Empecé a ponerme al día sobre la barbarie en Sudán tras leer un extenso informe esta semana del organismo de derechos humanos Human Rights Watch. Luego repasé una docena de artículos en lugares más bien remotos de la web y hablé el viernes con un alto funcionario de la ONU encargado de distribuir ayuda humanitaria internacional.

Un típico ejemplo de las docenas de atrocidades que enumera Human Rights Watch: en el transcurso de quemar edificios, saquear casas y violar a mujeres en El Geneina, la capital de Darfur Occidental, las tropas del general Hemeti entraron hace unos meses en una pequeña clínica improvisada y mataron a 23 de los 25 pacientes. Una mujer sobrevivió, terriblemente herida; un hombre también, salvajemente torturado. Otro ejemplo, más genérico, relatado por testigos: “Primero mataron a los hombres, luego a las mujeres y finalmente amontonaron a los niños y los fusilaron. Tiraron sus cuerpos al río”. Ecos aquí de un genocidio cuyos detalles conozco bien, el de Ruanda en 1994.

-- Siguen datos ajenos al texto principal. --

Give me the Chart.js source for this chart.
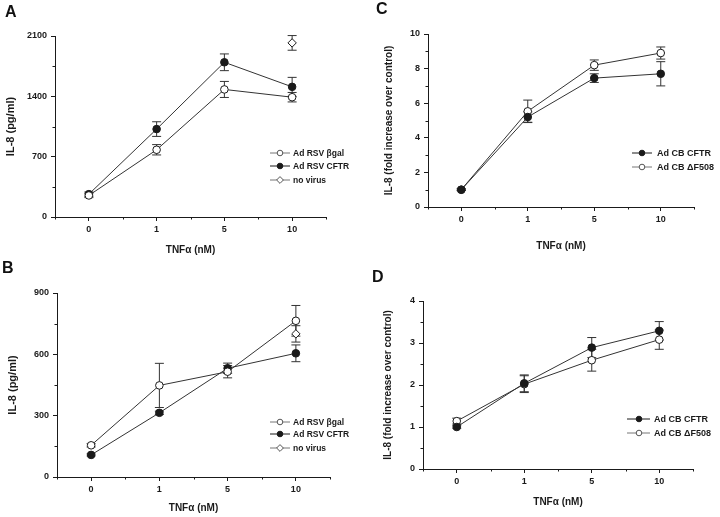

Aquí van unos números de la ONU: ocho millones de sudaneses han tenido que abandonar sus hogares; 20 millones de niños no pueden ir al colegio; 18 millones, más de la tercera parte de la población, pasan hambre, y cinco millones están al borde de la hambruna (A muchos no les queda más remedio que competir con las cabras y comer pasto). En los últimos 30 años de casi permanentes conflictos en Sudán se estima que han muerto, por violencia o por desnutrición, unos 2,4 millones, como 15 veces más que en los conflictos de Israel-Palestina desde 1948. El funcionario de la ONU me dijo, desesperado él, que para los pocos fuera de Sudán que les interesa, el foco hoy está puesto en El Fasher, rodeada por las tropas exterminadoras del general Hemeti. Como en Rafah, las Naciones Unidas han hecho sus piadosas declaraciones y Estados Unidos ha pedido una pausa para evacuar a los civiles, pero Hemeti les hace incluso menos caso que Netanyahu, el primer ministro israelí. La embajadora de Estados Unidos en la ONU avisa que El Fasher está “ante el precipicio de una enorme masacre”.

¿Qué hacer? ¿Más declaraciones más contundentes, de más países, quizá? ¿Un poco de presión a aquellos que suministran armas a las partes en el conflicto, como Irán a las del general Al Burhan o (aunque lo niegan) los Emiratos Árabes Unidos a Hemeti? Hay abundantes pruebas contra los EAU, los dueños del Manchester City, equipo de fútbol que con casi toda seguridad se coronará campeón de Inglaterra hoy. ¿Quizá los jugadores del City o los fans del estadio Etihad podrían ofrecer algún gesto de solidaridad con los que están a punto de morir en El Fasher?

Ya. Lo sé. Es mucho pedir. Como lo habrá sido llegar hasta aquí, el final de esta columna. Gracias. Algo hemos hecho, aunque solo sea reconocer que ningún hombre es una isla, que las campanas suenan para todos.